- Flag Coat of arms
- Interactive map of Gmina Boguchwała
- Coordinates (Boguchwała): 50°0′N 21°56′E﻿ / ﻿50.000°N 21.933°E
- Country: Poland
- Voivodeship: Subcarpathian
- County: Rzeszów County
- Seat: Boguchwała

Area
- • Total: 88.93 km^{2} (34.34 sq mi)

Population (2006)
- • Total: 20,945
- • Density: 235.5/km^{2} (610.0/sq mi)
- Website: http://www.boguchwala.pl/

= Gmina Boguchwała =

Gmina Boguchwała is an urban-rural gmina (administrative district) in Rzeszów County, Subcarpathian Voivodeship, in south-eastern Poland. Its seat is the town of Boguchwała, which lies approximately 7 km south-west of the regional capital Rzeszów.

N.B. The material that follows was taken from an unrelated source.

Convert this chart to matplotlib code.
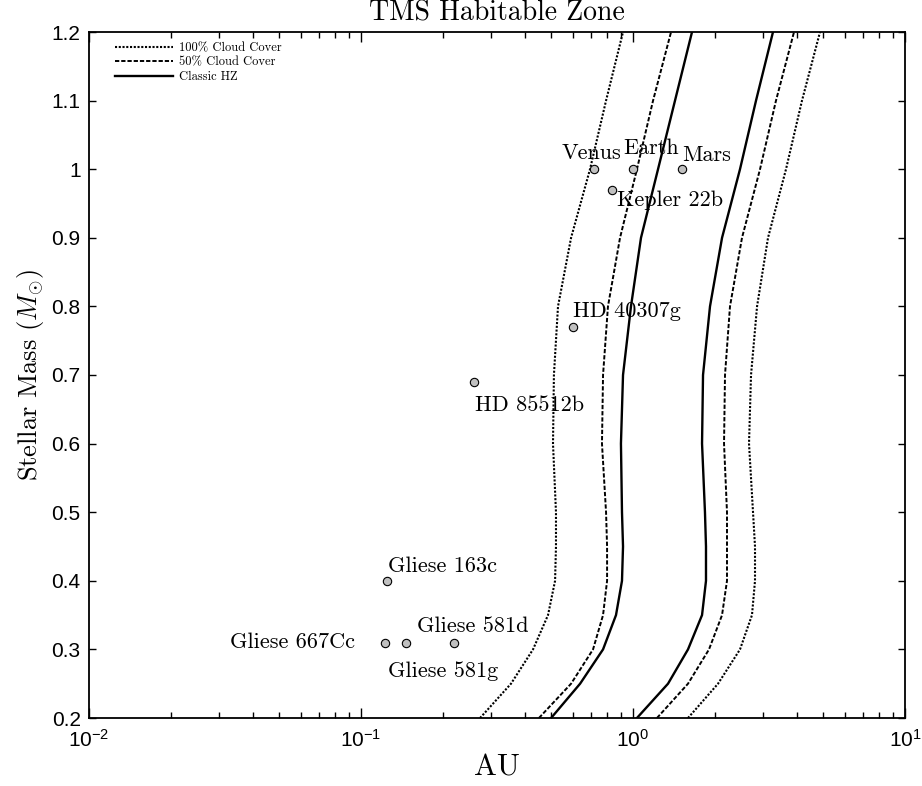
import matplotlib
matplotlib.use("Agg")
import matplotlib.pyplot as plt
from matplotlib.ticker import LogLocator, FixedLocator

plt.rcParams["font.family"] = ["Liberation Sans", "DejaVu Sans"]
plt.rcParams["mathtext.fontset"] = "cm"
SERIF = ["cmr10", "DejaVu Serif"]

# stellar mass grid the zone edges were read at
mass = [0.2, 0.25, 0.3, 0.35, 0.4, 0.45, 0.5, 0.6, 0.7, 0.8, 0.9, 1.0, 1.1, 1.2]

# zone edges in AU
cloud100_inner = [0.274, 0.356, 0.429, 0.487, 0.517, 0.521, 0.521, 0.508, 0.512, 0.530, 0.592, 0.695, 0.796, 0.919]
cloud50_inner = [0.451, 0.592, 0.713, 0.776, 0.803, 0.803, 0.796, 0.769, 0.776, 0.809, 0.896, 1.034, 1.185, 1.380]
classic_inner = [0.500, 0.639, 0.776, 0.866, 0.911, 0.919, 0.911, 0.903, 0.919, 0.983, 1.070, 1.236, 1.427, 1.648]
classic_outer = [1.034, 1.345, 1.593, 1.794, 1.855, 1.855, 1.839, 1.794, 1.809, 1.919, 2.125, 2.474, 2.833, 3.271]
cloud50_outer = [1.225, 1.593, 1.903, 2.125, 2.216, 2.216, 2.216, 2.161, 2.179, 2.273, 2.516, 2.931, 3.355, 3.908]
cloud100_outer = [1.593, 2.054, 2.474, 2.738, 2.809, 2.809, 2.762, 2.670, 2.716, 2.858, 3.136, 3.652, 4.181, 4.870]

# planets
planet_names = ["Venus", "Earth", "Mars", "Kepler 22b", "HD 40307g", "HD 85512b",
                "Gliese 163c", "Gliese 667Cc", "Gliese 581g", "Gliese 581d"]
planet_au = [0.72, 1.0, 1.52, 0.84, 0.60, 0.26, 0.125, 0.123, 0.146, 0.22]
planet_mass = [1.0, 1.0, 1.0, 0.97, 0.77, 0.69, 0.40, 0.31, 0.31, 0.31]

# label placement (pixels from the point) and alignment
label_pos = {
    "Venus": (-3, 10, "center"),
    "Earth": (-10, 15, "left"),
    "Mars": (0, 8, "left"),
    "Kepler 22b": (5, -16, "left"),
    "HD 40307g": (0, 10, "left"),
    "HD 85512b": (1, -29, "left"),
    "Gliese 163c": (1, 9, "left"),
    "Gliese 667Cc": (-30, -5, "right"),
    "Gliese 581g": (-18, -34, "left"),
    "Gliese 581d": (-37, 11, "left"),
}

DOT = (0, (1, 0.8))
DASH = (0, (2.2, 1.0))

fig = plt.figure(figsize=(9.22, 7.86), dpi=100)
ax = fig.add_axes([89 / 922, 68 / 786, 816 / 922, 686 / 786])

ax.plot(cloud100_inner, mass, color="k", ls=DOT, lw=1.5, label="100% Cloud Cover")
ax.plot(cloud50_inner, mass, color="k", ls=DASH, lw=1.4, label="50% Cloud Cover")
ax.plot(classic_inner, mass, color="k", ls="-", lw=1.7, label="Classic HZ")
ax.plot(classic_outer, mass, color="k", ls="-", lw=1.7)
ax.plot(cloud50_outer, mass, color="k", ls=DASH, lw=1.4)
ax.plot(cloud100_outer, mass, color="k", ls=DOT, lw=1.5)

ax.plot(planet_au, planet_mass, "o", ms=6, mfc="#c0c0c0", mec="k", mew=0.8, ls="none")
for name, x, y in zip(planet_names, planet_au, planet_mass):
    dx, dy, ha = label_pos[name]
    ax.annotate(name, (x, y), xytext=(dx, dy), textcoords="offset pixels",
                ha=ha, va="baseline", fontsize=16, family=SERIF)

ax.set_xscale("log")
ax.set_xlim(1e-2, 1e1)
ax.set_ylim(0.2, 1.2)
ax.xaxis.set_major_locator(LogLocator(base=10, numticks=10))
ax.xaxis.set_minor_locator(LogLocator(base=10, subs=range(2, 10), numticks=10))
yt = [0.2, 0.3, 0.4, 0.5, 0.6, 0.7, 0.8, 0.9, 1.0, 1.1, 1.2]
ax.yaxis.set_major_locator(FixedLocator(yt))
ax.set_yticklabels(["0.2", "0.3", "0.4", "0.5", "0.6", "0.7", "0.8", "0.9", "1", "1.1", "1.2"])

ax.tick_params(which="both", direction="in", top=True, right=True, labelsize=15, width=1)
ax.tick_params(axis="x", which="major", length=7, pad=8)
ax.tick_params(axis="x", which="minor", length=4)
ax.tick_params(axis="y", which="major", length=5, pad=6)
for s in ax.spines.values():
    s.set_linewidth(1.3)

ax.set_title("TMS Habitable Zone", fontsize=20, family=SERIF, pad=8)
ax.set_xlabel("AU", fontsize=22, family=SERIF, labelpad=2)
ax.set_ylabel(r"Stellar Mass ($M_{\odot}$)", fontsize=19, family=SERIF, labelpad=4)

ax.legend(loc="upper left", frameon=False, prop={"family": SERIF, "size": 9},
          handlelength=4.6, handletextpad=0.5, labelspacing=0.2,
          borderaxespad=0.4, bbox_to_anchor=(0.02, 1.0))

fig.savefig("out.png", dpi=100, facecolor="white")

The gmina covers an area of 96.19 km2, and as of 2006 its total population is 20,945, of which the population of Boguchwała is 5,535.

==Villages==
Apart from the town of Boguchwała, Gmina Boguchwała contains the villages and settlements of Kielanówka, Lutoryż, Mogielnica, Niechobrz, Nosówka, Racławówka, Wola Zgłobieńska, Zarzecze and Zgłobień.

==Neighbouring gminas==
Gmina Boguchwała is bordered by the city of Rzeszów and by the gminas of Czudec, Iwierzyce, Lubenia, Świlcza and Tyczyn.